- East Aurangabad
- Official logo of East Aurangabad (Industrial City)
- East Aurangabad (Industrial City) Location within Maharashtra
- Country: India
- State: Maharashtra
- Founded: 7 September 2019
- Named after: Emperor Aurangzeb via Aurangabad
- Sectors: 15 sectors Sector 1; Sector 2; Sector 3; Sector 4; Sector 5; Sector 6; Sector 7; Sector 8; Sector 9; Sector 10; Sector 11; Sector 12; Sector 13; Sector 14; Sector 15;

Area
- • Total: 4,000 ha (10,000 acres)
- Website: www.auric.city

= Aurangabad Industrial City =

The Aurangabad Industrial City (abbrev. AURIC or Auric) is a greenfield industrial smart city spread over an area of 10000 acre near Aurangabad, Maharashtra, India. It is a part of the Delhi–Mumbai Industrial Corridor Project (DMIC), which plans to develop an industrial zone spanning across six states between India's capital, Delhi and its financial hub, Mumbai.

The Government of Maharashtra decided to develop the Shendra and Bidkin neighborhoods of Aurangabad as a planned industrial township under DMIC. Equipped with an underground plug and play infrastructure, 60% of the land in AURIC is for industrial usage, mainly focusing on textile, food, defence, engineering and electronics, while the remaining 40% is intended for residential, commercial and other purposes.

On 7 September 2019, the Aurangabad Industrial City was inaugurated as the first industrial integrated smart city of India under the Government of India's flagship Smart Cities Mission.

==Geography==
AURIC has a total area of 10000 acre spread across the Shendra and Bidkin areas near Aurangabad. The Shendra node is 2000 acre and the Bidkin node is 8000 acre. 60% of land in Auric is zoned for industrial use, while the remaining 40% is zoned for residential and commercial use, as well as public spaces, and social and cultural amenities.

===Shendra===

MIDC in the 1990s established the third industrial estate in the city by acquiring 902 hectares of land at Shendra village. Shendra Industrial area is a 5-star industrial estate. Shendra has located 17 km from Aurangabad on Jalna road towards the east of the city. It is 8.0 km from Aurangabad airport. The Aurangabad railway station is 19.0 km away. The Shendra Industrial Area is just a 15 mins. drive from the city.

===Bidkin===
Bidkin is a large village in Paithan Taluka of Aurangabad district.
Bidkin village is situated about 24 km from Aurangabad city on Aurangabad - Paithan Highway towards its south. It is located at a distance of 27 km from its Taluka headquarter town of Paithan. According to 2001 census, the population of the village was 14941.

==Industrial Park==
As part of the DMIC, the Government of Maharashtra has decided to develop the Shendra and Bidkin belt in Aurangabad as planned industrial townships to act as major investment node. The industrial park is being developed from Shendra on the east, up to Bidkin on the south of Aurangabad city.

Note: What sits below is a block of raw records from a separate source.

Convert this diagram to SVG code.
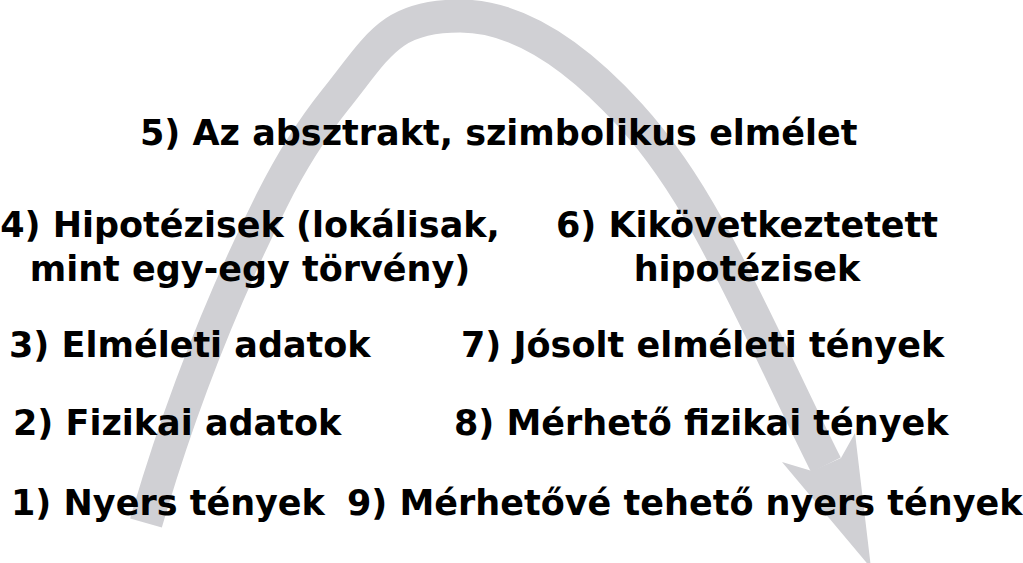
<svg xmlns="http://www.w3.org/2000/svg" width="1023" height="563" viewBox="0 0 1023 563">
<style>
.lbl{font-family:"DejaVu Sans","Verdana",sans-serif;font-weight:bold;font-size:35px;fill:#000}
.mid{text-anchor:middle}
.arc{fill:none;stroke:#d0d0d4;stroke-width:33;stroke-linecap:butt}
.head{fill:#d0d0d4;stroke:none}
</style>
<rect width="1023" height="563" fill="#fff"/>
<g id="connectors">
<path class="arc" d="M146,523 C178.2,411.9 220.3,303.3 272,200 C289.6,164.8 310.4,130.8 335,100 C378.8,45.3 390,16 460,16 C525.6,16 585.9,66.5 630,115 C660.6,148.7 686.1,187.1 708,227 C750.7,304.5 786.4,385.9 826,465"/>
<polygon class="head" points="782,462 812,471 841,458 855,433 871,568"/>
</g>
<g id="n5"><text class="lbl" x="140" y="145">5) Az absztrakt, szimbolikus elmélet</text></g>
<g id="n4"><text class="lbl mid" x="250" y="237">4) Hipotézisek (lokálisak,</text><text class="lbl mid" x="250" y="281">mint egy-egy törvény)</text></g>
<g id="n6"><text class="lbl mid" x="747" y="237">6) Kikövetkeztetett</text><text class="lbl mid" x="747" y="281">hipotézisek</text></g>
<g id="n3"><text class="lbl" x="9" y="357">3) Elméleti adatok</text></g>
<g id="n7"><text class="lbl" x="461" y="357">7) Jósolt elméleti tények</text></g>
<g id="n2"><text class="lbl" x="13" y="435">2) Fizikai adatok</text></g>
<g id="n8"><text class="lbl" x="454" y="435">8) Mérhető fizikai tények</text></g>
<g id="n1"><text class="lbl" x="11" y="515">1) Nyers tények</text></g>
<g id="n9"><text class="lbl" x="347" y="515">9) Mérhetővé tehető nyers tények</text></g>
</svg>
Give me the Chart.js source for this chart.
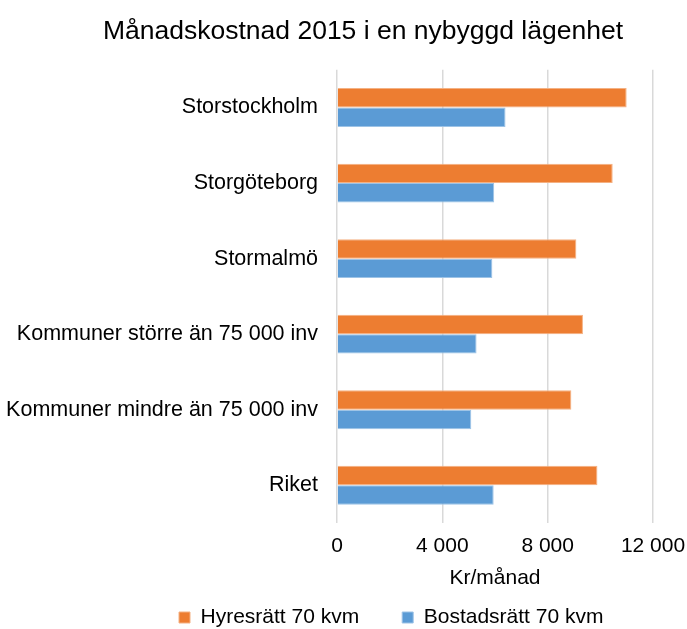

The Industrial park is to come upon 8400 hectares of land i.e. 20756 acres. Renowned US firm, AECOM, has been roped in as a consultant for planning the township. The state has also decided to rope in a Japanese consortium to recommend the use of technology for infrastructure upgrades in these areas.
Based on the investment potential of an area, the state has plans to develop the Aurangabad belt as an automobile and engineering hub.
 An Exhibition and Convention Center is being developed at Sendra.

Recently the Government of India has announced a New National Manufacturing Policy. Under this policy, seven National Investment and Manufacturing Zones (NIMZ) are proposed to be set up. It aims, setting up of mega industrial towns on waste and infertile land acquired by the government. The Industrial Park would be one of them.

== Administration ==
AURIC is managed by the Maharashtra Industrial Township Limited (formerly Aurangabad Industrial Township Ltd), a special purpose vehicle and joint venture between the Maharashtra Industrial Development Corporation (MIDC) and the National Industrial Corridor Development Corporation (formerly Delhi-Mumbai Industrial Corridor Development Corporation). The city's administrative building is the seven-storey Auric Hall located in Shendra. The building also houses banks and other offices. Auric Hall is powered entirely by solar energy provided by 2.5 MW solar panels installed on the building.